Implications For Future Research
• Investigate ethnic minority cooperatives cross-sectorally to reveal contingency of cooperatives within context of racial state formation.
• What factors are needed for cooperatives to be a tool of empowerment?
• What difference does diversity make in cooperative governance?
•How are seemingly distinct spheres of cooperative activities linked in their effects on the marginalization/empowerment of marginalized communities and individuals?
Implications For Practice
• Uncover alternative strategies of survival and resistance.
• Better engagement with diverse challenges within co-operatives.
• Diversity: build stronger co-operative movement.
• Nurture alternative forms of social change.
Implications For Policy
• Policy formation: look at how racial, sexual, gender and class inequalities have shaped cooperative policies with differential effects.
• Policy impacts: Government policies regulate entitlements and access to resources.
• Co-operative policies at the organizational level: who benefits? Whose voices are heard or not heard under what conditions?

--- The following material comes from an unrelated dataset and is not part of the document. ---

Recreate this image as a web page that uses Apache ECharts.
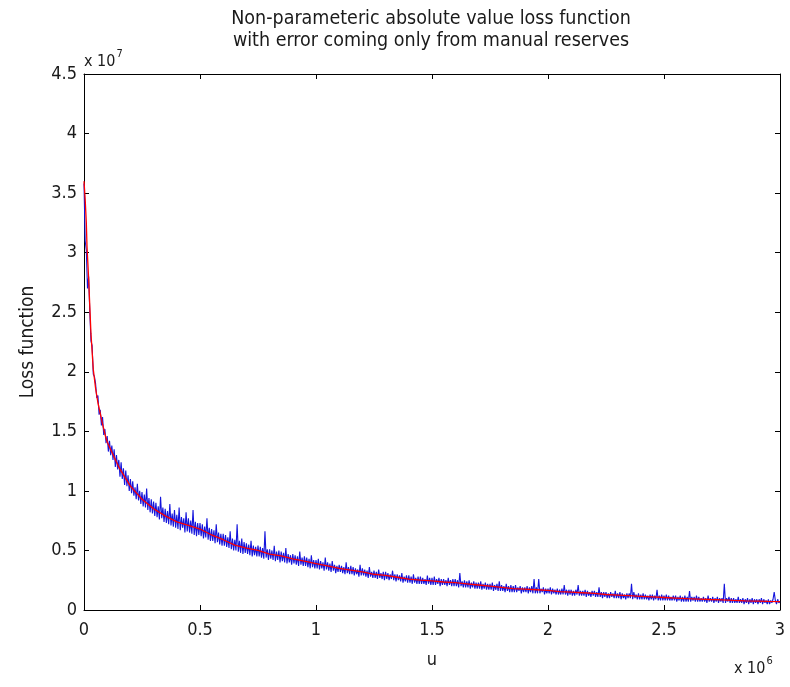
<!DOCTYPE html>
<html>
<head>
<meta charset="utf-8">
<script src="https://cdn.jsdelivr.net/npm/echarts@6/dist/echarts.min.js"></script>
<style>
html, body { margin: 0; padding: 0; background: #ffffff; }
#chart { width: 790px; height: 687px; }
</style>
</head>
<body>
<div id="chart"></div>
<script>
// Plot text
const titleLines = [
  'Non-parameteric absolute value loss function',
  'with error coming only from manual reserves'
];
const xName = 'u';
const yName = 'Loss function';

// Axis ticks (u in units of 1e6, loss in units of 1e7)
const xTicks = [0, 0.5, 1, 1.5, 2, 2.5, 3];
const yTicks = [0, 0.5, 1, 1.5, 2, 2.5, 3, 3.5, 4, 4.5];

// Noisy loss samples, one every 0.005 (x 1e6) from u = 0 to u = 3
const lossStep = 0.005;
const lossNoisy = [
  3.58, 3.10, 3.02, 2.70, 2.80, 2.50, 2.26, 2.22, 1.98, 1.96,
  1.90, 1.78, 1.80, 1.64, 1.68, 1.55, 1.62, 1.47, 1.52, 1.40,
  1.46, 1.33, 1.42, 1.30, 1.38, 1.26, 1.35, 1.20, 1.30, 1.18,
  1.26, 1.12, 1.24, 1.10, 1.19, 1.05, 1.17, 1.04, 1.13, 1.00,
  1.10, 0.98, 1.08, 0.96, 1.03, 0.93, 1.06, 0.92, 1.00, 0.89,
  0.99, 0.87, 0.97, 0.86, 1.02, 0.84, 0.94, 0.82, 0.93, 0.81,
  0.91, 0.79, 0.90, 0.78, 0.87, 0.76, 0.95, 0.77, 0.86, 0.74,
  0.85, 0.73, 0.83, 0.72, 0.89, 0.71, 0.81, 0.70, 0.84, 0.69,
  0.80, 0.68, 0.86, 0.67, 0.78, 0.69, 0.77, 0.65, 0.82, 0.66,
  0.77, 0.65, 0.75, 0.64, 0.84, 0.63, 0.74, 0.62, 0.73, 0.63,
  0.73, 0.62, 0.72, 0.60, 0.70, 0.61, 0.77, 0.59, 0.69, 0.58,
  0.68, 0.58, 0.67, 0.56, 0.72, 0.57, 0.65, 0.55, 0.64, 0.54,
  0.64, 0.54, 0.63, 0.53, 0.61, 0.52, 0.66, 0.51, 0.60, 0.50,
  0.59, 0.50, 0.72, 0.49, 0.58, 0.48, 0.60, 0.47, 0.57, 0.48,
  0.56, 0.47, 0.55, 0.46, 0.58, 0.45, 0.54, 0.46, 0.53, 0.45,
  0.54, 0.45, 0.53, 0.44, 0.52, 0.43, 0.66, 0.44, 0.51, 0.42,
  0.51, 0.43, 0.50, 0.42, 0.54, 0.41, 0.49, 0.42, 0.50, 0.40,
  0.49, 0.41, 0.48, 0.40, 0.52, 0.39, 0.47, 0.40, 0.46, 0.38,
  0.47, 0.39, 0.46, 0.38, 0.45, 0.37, 0.49, 0.38, 0.44, 0.37,
  0.45, 0.37, 0.44, 0.36, 0.43, 0.35, 0.46, 0.36, 0.42, 0.35,
  0.42, 0.35, 0.43, 0.34, 0.41, 0.35, 0.40, 0.33, 0.44, 0.34,
  0.40, 0.33, 0.39, 0.32, 0.41, 0.33, 0.38, 0.31, 0.37, 0.32,
  0.38, 0.32, 0.37, 0.31, 0.36, 0.30, 0.40, 0.31, 0.36, 0.30,
  0.37, 0.30, 0.36, 0.29, 0.35, 0.30, 0.34, 0.28, 0.38, 0.29,
  0.35, 0.29, 0.34, 0.28, 0.33, 0.27, 0.36, 0.28, 0.32, 0.27,
  0.33, 0.27, 0.32, 0.26, 0.34, 0.27, 0.31, 0.26, 0.32, 0.25,
  0.32, 0.26, 0.31, 0.25, 0.30, 0.26, 0.33, 0.25, 0.30, 0.24,
  0.30, 0.25, 0.29, 0.24, 0.31, 0.23, 0.28, 0.24, 0.29, 0.23,
  0.29, 0.23, 0.28, 0.22, 0.30, 0.23, 0.27, 0.22, 0.28, 0.22,
  0.28, 0.22, 0.27, 0.22, 0.26, 0.21, 0.29, 0.22, 0.27, 0.21,
  0.27, 0.21, 0.28, 0.21, 0.26, 0.22, 0.27, 0.20, 0.26, 0.21,
  0.26, 0.21, 0.25, 0.20, 0.27, 0.21, 0.25, 0.20, 0.26, 0.20,
  0.26, 0.20, 0.25, 0.19, 0.31, 0.20, 0.24, 0.19, 0.25, 0.19,
  0.24, 0.19, 0.25, 0.18, 0.23, 0.19, 0.24, 0.18, 0.23, 0.18,
  0.23, 0.18, 0.24, 0.17, 0.22, 0.18, 0.23, 0.17, 0.22, 0.17,
  0.22, 0.17, 0.23, 0.16, 0.21, 0.17, 0.22, 0.16, 0.24, 0.16,
  0.21, 0.16, 0.20, 0.15, 0.22, 0.16, 0.20, 0.15, 0.21, 0.15,
  0.20, 0.15, 0.21, 0.15, 0.19, 0.16, 0.20, 0.14, 0.19, 0.15,
  0.19, 0.15, 0.20, 0.14, 0.19, 0.15, 0.20, 0.14, 0.26, 0.14,
  0.19, 0.14, 0.26, 0.14, 0.18, 0.15, 0.19, 0.13, 0.18, 0.14,
  0.18, 0.14, 0.19, 0.13, 0.18, 0.14, 0.17, 0.13, 0.18, 0.13,
  0.17, 0.13, 0.18, 0.13, 0.21, 0.13, 0.17, 0.12, 0.17, 0.13,
  0.17, 0.12, 0.16, 0.12, 0.17, 0.13, 0.21, 0.12, 0.16, 0.12,
  0.16, 0.12, 0.17, 0.11, 0.16, 0.12, 0.15, 0.11, 0.16, 0.12,
  0.16, 0.11, 0.15, 0.11, 0.19, 0.11, 0.15, 0.10, 0.15, 0.11,
  0.15, 0.10, 0.14, 0.10, 0.15, 0.11, 0.14, 0.10, 0.16, 0.10,
  0.14, 0.10, 0.15, 0.09, 0.14, 0.10, 0.13, 0.09, 0.14, 0.10,
  0.14, 0.10, 0.22, 0.09, 0.15, 0.10, 0.13, 0.09, 0.14, 0.09,
  0.13, 0.09, 0.14, 0.09, 0.13, 0.09, 0.12, 0.08, 0.13, 0.09,
  0.13, 0.08, 0.12, 0.09, 0.17, 0.08, 0.12, 0.08, 0.13, 0.08,
  0.12, 0.08, 0.13, 0.08, 0.12, 0.08, 0.11, 0.08, 0.12, 0.08,
  0.12, 0.07, 0.11, 0.08, 0.12, 0.07, 0.11, 0.07, 0.12, 0.07,
  0.11, 0.07, 0.16, 0.07, 0.11, 0.08, 0.11, 0.07, 0.12, 0.07,
  0.11, 0.07, 0.10, 0.07, 0.11, 0.07, 0.10, 0.06, 0.12, 0.07,
  0.10, 0.07, 0.11, 0.06, 0.10, 0.07, 0.11, 0.06, 0.10, 0.07,
  0.10, 0.06, 0.22, 0.06, 0.10, 0.07, 0.11, 0.06, 0.10, 0.06,
  0.10, 0.06, 0.09, 0.06, 0.11, 0.06, 0.09, 0.06, 0.10, 0.05,
  0.09, 0.06, 0.10, 0.05, 0.09, 0.06, 0.10, 0.05, 0.09, 0.06,
  0.09, 0.05, 0.09, 0.06, 0.10, 0.05, 0.09, 0.06, 0.08, 0.05,
  0.09, 0.05, 0.08, 0.06, 0.09, 0.15, 0.08, 0.05, 0.09, 0.06,
  0.07
];

// Smoothed loss curve
const smoothU = [
  0, 0.005, 0.01, 0.013, 0.02, 0.03, 0.04, 0.05, 0.06, 0.07, 0.08, 0.09, 0.10,
  0.15, 0.20, 0.25, 0.30, 0.35, 0.40, 0.45, 0.50, 0.55, 0.60, 0.65, 0.70,
  0.75, 0.80, 0.85, 0.90, 0.95, 1.00, 1.05, 1.10, 1.15, 1.20, 1.25, 1.30,
  1.35, 1.40, 1.45, 1.50, 1.55, 1.60, 1.65, 1.70, 1.75, 1.80, 1.85, 1.90,
  1.95, 2.00, 2.05, 2.10, 2.15, 2.20, 2.25, 2.30, 2.35, 2.40, 2.45, 2.50,
  2.55, 2.60, 2.65, 2.70, 2.75, 2.80, 2.85, 2.90, 2.95, 3.00
];
const smoothLoss = [
  3.60, 3.45, 3.25, 3.05, 2.78, 2.32, 2.02, 1.86, 1.74, 1.65, 1.56, 1.48, 1.41,
  1.20, 1.04, 0.93, 0.85, 0.79, 0.74, 0.71, 0.68, 0.63, 0.59, 0.545, 0.52,
  0.50, 0.47, 0.455, 0.43, 0.41, 0.39, 0.37, 0.35, 0.335, 0.32, 0.30, 0.29,
  0.275, 0.26, 0.25, 0.245, 0.235, 0.23, 0.22, 0.21, 0.20, 0.19, 0.18, 0.175,
  0.17, 0.165, 0.155, 0.15, 0.145, 0.14, 0.13, 0.125, 0.12, 0.115, 0.11, 0.105,
  0.10, 0.095, 0.092, 0.088, 0.085, 0.08, 0.077, 0.075, 0.072, 0.07
];

const FONT = '"DejaVu Sans Condensed", "Liberation Sans Narrow", "Liberation Sans", Arial, sans-serif';
const INK = '#1a1a1a';

const noisyPoints = lossNoisy.map((v, i) => [Number((i * lossStep).toFixed(3)), v]);
const smoothPoints = smoothU.map((u, i) => [u, smoothLoss[i]]);

const chart = echarts.init(document.getElementById('chart'), null, { renderer: 'canvas' });

const tickLabel = { color: INK, fontFamily: FONT, fontSize: 18 };
const boxLine = { show: true, onZero: false, lineStyle: { color: '#000', width: 1 } };
const boxTick = { show: true, inside: true, length: 5, lineStyle: { color: '#000', width: 1 } };
const exponentStyle = {
  b: { fontFamily: FONT, fontSize: 16, fill: INK, verticalAlign: 'bottom' },
  s: { fontFamily: FONT, fontSize: 11, fill: INK, verticalAlign: 'top', padding: [0, 0, 10, 1] }
};

chart.setOption({
  backgroundColor: '#ffffff',
  animation: false,
  title: {
    text: titleLines.join('\n'),
    left: 426,
    top: 3,
    textAlign: 'center',
    textStyle: {
      fontFamily: FONT, fontSize: 19.5, fontWeight: 'normal', color: INK, lineHeight: 22
    }
  },
  grid: { left: 84, right: 10, top: 74, bottom: 77, containLabel: false },
  xAxis: [
    {
      type: 'value', min: 0, max: 3, interval: 0.5,
      name: xName, nameLocation: 'middle', nameGap: 41,
      nameTextStyle: { fontFamily: FONT, fontSize: 18, color: INK },
      axisLine: boxLine, axisTick: boxTick,
      axisLabel: Object.assign({ margin: 11, formatter: v => String(v) }, tickLabel),
      splitLine: { show: false }
    },
    {
      type: 'value', min: 0, max: 3, interval: 0.5, position: 'top',
      axisLine: boxLine, axisTick: boxTick, axisLabel: { show: false },
      splitLine: { show: false }
    }
  ],
  yAxis: [
    {
      type: 'value', min: 0, max: 4.5, interval: 0.5,
      name: yName, nameLocation: 'middle', nameGap: 46, nameRotate: 90,
      nameTextStyle: { fontFamily: FONT, fontSize: 19, color: INK },
      axisLine: boxLine, axisTick: boxTick,
      axisLabel: Object.assign({ margin: 7, formatter: v => String(v) }, tickLabel),
      splitLine: { show: false }
    },
    {
      type: 'value', min: 0, max: 4.5, interval: 0.5, position: 'right',
      axisLine: boxLine, axisTick: boxTick, axisLabel: { show: false },
      splitLine: { show: false }
    }
  ],
  series: [
    {
      type: 'line', name: 'noisy', data: noisyPoints,
      xAxisIndex: 0, yAxisIndex: 0,
      showSymbol: false, symbol: 'none',
      lineStyle: { color: '#1414dc', width: 1.1 },
      z: 2
    },
    {
      type: 'line', name: 'smoothed', data: smoothPoints,
      xAxisIndex: 0, yAxisIndex: 0,
      showSymbol: false, symbol: 'none',
      lineStyle: { color: '#ff0000', width: 1.3 },
      z: 3
    }
  ],
  graphic: [
    {
      type: 'text', left: 84, top: 49,
      style: { text: '{b|x 10}{s|7}', rich: exponentStyle }
    },
    {
      type: 'text', left: 734, top: 656,
      style: { text: '{b|x 10}{s|6}', rich: exponentStyle }
    }
  ]
});
</script>
</body>
</html>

• How are different policies used to contest racism, sexism, violence, etc? How are co-operatives used to promote social justice and not just economic advantage?
Key Takeaways
• To achieve its democratic promise, cooperative scholarship must be more critical;
• Conventional narratives of cooperatives leave out many stories, consequently, our understanding of the scope of cooperatives is diminished;
• ‘Social differences’ are socially produced, cooperatives are a site of struggle and constitutive of identities as well as being constituted by struggles over power;
• There are no neutral actors; unequal power relations must be considered at the outset;
• Need to move beyond making the “business case” for cooperatives; there are many social and economic justice implications for research, theory, policy and practice;
• This task is urgent if we are to meet challenges of global 21st century without reproducing problems of the past.